Lubricant Free Foil Bearings Pave Way to Highly Efficient and Reliable Flywheel Energy Storage System

Heshmat, H. and Walton II, J., “Lubricant Free Foil Bearings Pave Way to Highly Efficient and Reliable Flywheel Energy Storage System.” ASME Power & Energy Conference Proceedings (2016). http://doi.org/10.1115/ES2016-59350

Advanced compliant foil bearings capable of operating in low ambient pressures associated with soft vacuum are now paving the way to a new type of flywheel energy storage system. Many conventional flywheel energy storage system design approaches use active magnetic bearings with backup bearing technologies to meet the need for high speed operation in a low ambient pressure environment. Low ambient pressures are needed to overcome the power loss limitations associated with windage at high surface speeds. However, bearing technologies that rely on active control tend to be large, are dynamically soft which necessitates backup bearings and require a power supply which consumes some of the stored power to maintain rotor levitation.
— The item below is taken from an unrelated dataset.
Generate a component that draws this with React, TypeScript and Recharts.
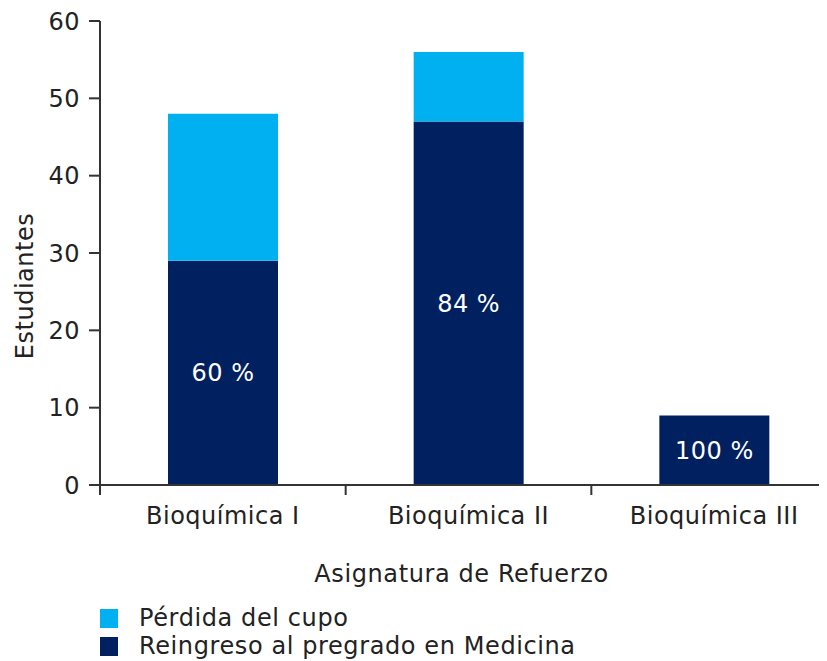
import React from 'react';
import { BarChart, Bar, XAxis, YAxis, LabelList, Legend } from 'recharts';

const categories = ['Bioquímica I', 'Bioquímica II', 'Bioquímica III'];
const reingreso = [29, 47, 9];
const perdida = [19, 9, 0];
const pctLabels = ['60 %', '84 %', '100 %'];
const yTicks = [0, 10, 20, 30, 40, 50, 60];

const seriesNames = ['Pérdida del cupo', 'Reingreso al pregrado en Medicina'];
const seriesColors = ['#00B0F0', '#002060'];

const data = categories.map((c, i) => ({
  name: c,
  reingreso: reingreso[i],
  perdida: perdida[i],
  pct: pctLabels[i],
}));

const FONT = '"DejaVu Sans", Verdana, sans-serif';
const TEXT = '#222';
const AXIS = '#333';
const LS = 0.5;

const LegendContent = () => (
  <div style={{ fontFamily: FONT, fontSize: 24, color: TEXT, letterSpacing: 0.6 }}>
    {seriesNames.map((n, i) => (
      <div key={n} style={{ display: 'flex', alignItems: 'center', height: 28, lineHeight: '28px' }}>
        <span style={{ display: 'inline-block', width: 18, height: 19, background: seriesColors[i], marginRight: 21 }} />
        <span>{n}</span>
      </div>
    ))}
  </div>
);

// Category tick: label at band centre, tick mark at the band's left boundary
const CatTick = (props: any) => {
  const { x, y, payload } = props;
  const half = payload && payload.offset ? payload.offset : 0;
  const axisY = y - 22;
  return (
    <g>
      <line x1={x - half} x2={x - half} y1={axisY} y2={axisY + 10} stroke={AXIS} strokeWidth={2} />
      <text
        x={x}
        y={y}
        dy="0.71em"
        textAnchor="middle"
        fill={TEXT}
        fontSize={24}
        fontFamily={FONT}
        letterSpacing={LS}
      >
        {payload.value}
      </text>
    </g>
  );
};

export default function App() {
  return (
    <div style={{ width: 829, height: 653 }}>
      <BarChart
        width={829}
        height={653}
        data={data}
        margin={{ top: 13, right: 0, bottom: 175, left: 0 }}
        style={{ fontFamily: FONT }}
      >
        <YAxis
          type="number"
          domain={[0, 60]}
          ticks={yTicks}
          width={92}
          tickSize={11}
          tickMargin={9}
          stroke={AXIS}
          strokeWidth={2}
          tick={{ fill: TEXT, fontSize: 24, fontFamily: FONT, letterSpacing: LS }}
          label={{
            content: (props: any) => {
              const vb = props.viewBox || { x: 0, y: 13, width: 92, height: 464 };
              const x = vb.x + 25;
              const y = vb.y + vb.height / 2 + 33;
              return (
                <text
                  x={x}
                  y={y}
                  transform={`rotate(-90, ${x}, ${y})`}
                  textAnchor="middle"
                  fill={TEXT}
                  fontSize={24}
                  fontFamily={FONT}
                  letterSpacing={LS}
                >
                  Estudiantes
                </text>
              );
            },
          }}
        />
        <XAxis
          xAxisId="cat"
          dataKey="name"
          type="category"
          height={1}
          stroke={AXIS}
          strokeWidth={2}
          tickLine={false}
          tickSize={0}
          tickMargin={22}
          interval={0}
          tick={<CatTick />}
          label={{
            content: (props: any) => {
              const vb = props.viewBox || { x: 92, y: 477, width: 737, height: 0 };
              return (
                <text
                  x={vb.x + vb.width / 2 - 7}
                  y={vb.y + 97}
                  textAnchor="middle"
                  fill={TEXT}
                  fontSize={24}
                  fontFamily={FONT}
                  letterSpacing={0.6}
                >
                  Asignatura de Refuerzo
                </text>
              );
            },
          }}
        />
        <Legend
          layout="vertical"
          align="center"
          verticalAlign="middle"
          wrapperStyle={{ top: 596, left: 92, width: 640 }}
          content={<LegendContent />}
        />
        <Bar
          xAxisId="cat"
          dataKey="reingreso"
          name={seriesNames[1]}
          stackId="a"
          fill={seriesColors[1]}
          barSize={110}
          isAnimationActive={false}
        >
          <LabelList dataKey="pct" position="center" fill="#fff" fontSize={24} fontFamily={FONT} letterSpacing={LS} />
        </Bar>
        <Bar
          xAxisId="cat"
          dataKey="perdida"
          name={seriesNames[0]}
          stackId="a"
          fill={seriesColors[0]}
          barSize={110}
          isAnimationActive={false}
        />
      </BarChart>
    </div>
  );
}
In this paper the authors will demonstrate both theoretically and experimentally the ability of advanced 5th generation compliant foil bearings to support large flywheel rotors weighing in excess of 900 N and which can operate to speeds in excess of 40,000 rpm. Testing conducted at pressures as low as 7 kPa demonstrates the ability of foil bearings to operate in low ambient pressures consistent with flywheel energy storage system needs for low windage loss. The authors will also present a hypothesis and the mechanisms involved in a hydrodynamic phenomenon that allows a foil bearing to operate successfully when the mean free path of the air molecules is exceedingly large due to low ambient pressures.